Reproduce exactly the lines below, from the first one through the line containing "import plotly.graph_objects as go", and omit any pictures.

### [COLLECTED DATA]
------

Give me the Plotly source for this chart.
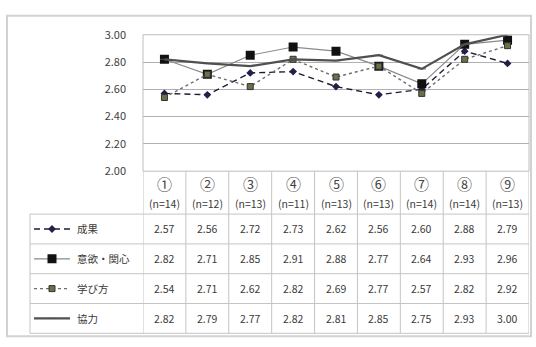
import plotly.graph_objects as go

W, H = 536, 347
groups = ["①", "②", "③", "④", "⑤", "⑥", "⑦", "⑧", "⑨"]
n_counts = [14, 12, 13, 11, 13, 13, 14, 14, 13]
series_names = ["成果", "意欲・関心", "学び方", "協力"]
seika = [2.57, 2.56, 2.72, 2.73, 2.62, 2.56, 2.60, 2.88, 2.79]
iyoku = [2.82, 2.71, 2.85, 2.91, 2.88, 2.77, 2.64, 2.93, 2.96]
manabikata = [2.54, 2.71, 2.62, 2.82, 2.69, 2.77, 2.57, 2.82, 2.92]
kyoryoku = [2.82, 2.79, 2.77, 2.82, 2.81, 2.85, 2.75, 2.93, 3.00]
y_ticks = [2.0, 2.2, 2.4, 2.6, 2.8, 3.0]

values = [seika, iyoku, manabikata, kyoryoku]

def py(p):
    return 1 - p / H

def px(p):
    return p / W

styles = [
    dict(line=dict(color="#1c1c34", width=1.4, dash="6px,4px"),
         marker=dict(symbol="diamond", size=6, color="#20204a")),
    dict(line=dict(color="#8a8a8a", width=1.2),
         marker=dict(symbol="square", size=9, color="#111111")),
    dict(line=dict(color="#6e6e6e", width=1.4, dash="3px,3px"),
         marker=dict(symbol="square", size=6, color="#6b7046", line=dict(color="#333", width=1))),
    dict(line=dict(color="#505050", width=2.2),
         marker=dict(symbol="line-ew", size=6, color="#505050", line=dict(color="#505050", width=1))),
]

fig = go.Figure()
idx = list(range(len(groups)))
for name, vals, st in zip(series_names, values, styles):
    fig.add_trace(go.Scatter(x=idx, y=vals, mode="lines+markers", name=name,
                             line=st["line"], marker=st["marker"],
                             xaxis="x", yaxis="y", showlegend=False))

# legend samples inside the table's left column
for r, (name, st) in enumerate(zip(series_names, styles)):
    yc = 3.5 - r
    fig.add_trace(go.Scatter(x=[4, 22, 40], y=[yc, yc, yc], mode="lines",
                             line=st["line"], xaxis="x2", yaxis="y2",
                             showlegend=False, hoverinfo="skip"))
    fig.add_trace(go.Scatter(x=[22], y=[yc], mode="markers", marker=st["marker"],
                             xaxis="x2", yaxis="y2", showlegend=False, hoverinfo="skip"))

plot_l, plot_r, plot_t, plot_b = 143, 529, 27, 170
table_bottom = 340
header_bottom = 215
leg_l = 30

shapes = []
grid_col = "#c4c4c4"
shapes.append(dict(type="rect", xref="paper", yref="paper", x0=px(7), x1=px(531), y0=py(343), y1=py(7),
                   line=dict(color="#d2d2d2", width=2)))
shapes.append(dict(type="rect", xref="paper", yref="paper", x0=px(plot_l), x1=px(plot_r), y0=py(plot_b), y1=py(plot_t),
                   line=dict(color="#bdbdbd", width=1)))
for i in range(len(groups) + 1):
    shapes.append(dict(type="line", xref="x", yref="paper", x0=i - 0.5, x1=i - 0.5,
                       y0=py(table_bottom), y1=py(plot_b), line=dict(color=grid_col, width=1)))
row_h = (table_bottom - header_bottom) / 4
for r in range(5):
    yy = header_bottom + r * row_h
    shapes.append(dict(type="line", xref="paper", yref="paper", x0=px(leg_l), x1=px(plot_r),
                       y0=py(yy), y1=py(yy), line=dict(color=grid_col, width=1)))
shapes.append(dict(type="line", xref="paper", yref="paper", x0=px(leg_l), x1=px(leg_l),
                   y0=py(table_bottom), y1=py(header_bottom), line=dict(color=grid_col, width=1)))

annotations = []
num_font = dict(family="Liberation Sans Narrow, Noto Sans CJK JP", size=10.5, color="#3a3a3a")
for i, (g, n) in enumerate(zip(groups, n_counts)):
    annotations.append(dict(x=i, y=py(183), xref="x", yref="paper", text=g, showarrow=False,
                            xanchor="center", yanchor="middle",
                            font=dict(family="Noto Sans CJK JP", size=15, color="#444")))
    annotations.append(dict(x=i, y=py(204), xref="x", yref="paper", text=f"(n={n})", showarrow=False,
                            xanchor="center", yanchor="middle", font=num_font))
for r, (name, vals) in enumerate(zip(series_names, values)):
    yc = header_bottom + (r + 0.5) * row_h
    for i, v in enumerate(vals):
        annotations.append(dict(x=i, y=py(yc), xref="x", yref="paper", text=f"{v:.2f}", showarrow=False,
                                xanchor="center", yanchor="middle", font=num_font))
    annotations.append(dict(x=px(75), y=py(yc), xref="paper", yref="paper", text=name, showarrow=False,
                            xanchor="left", yanchor="middle",
                            font=dict(family="Noto Sans CJK JP", size=10.5, color="#3a3a3a")))

fig.update_layout(
    width=W, height=H, margin=dict(l=0, r=0, t=0, b=0),
    paper_bgcolor="white", plot_bgcolor="white",
    shapes=shapes, annotations=annotations,
    xaxis=dict(domain=[px(plot_l), px(plot_r)], range=[-0.5, 8.5], showgrid=False, zeroline=False,
               showticklabels=False, ticks="", fixedrange=True),
    yaxis=dict(domain=[py(plot_b), py(plot_t)], range=[2.0, 3.0], tickvals=y_ticks, tickformat=".2f",
               showgrid=True, gridcolor="#b0b0b0", gridwidth=1, zeroline=False, ticks="",
               ticklabelstandoff=16,
               tickfont=dict(family="Liberation Sans Narrow, Noto Sans CJK JP", size=11, color="#404040")),
    xaxis2=dict(domain=[px(leg_l), px(plot_l)], range=[0, 113], visible=False, fixedrange=True),
    yaxis2=dict(domain=[py(table_bottom), py(header_bottom)], range=[0, 4], visible=False, anchor="x2"),
)

fig.write_html("out.html")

------

### [SOLUTION TO THIS EXERCISE]
Give me the Plotly source for this chart.
import plotly.graph_objects as go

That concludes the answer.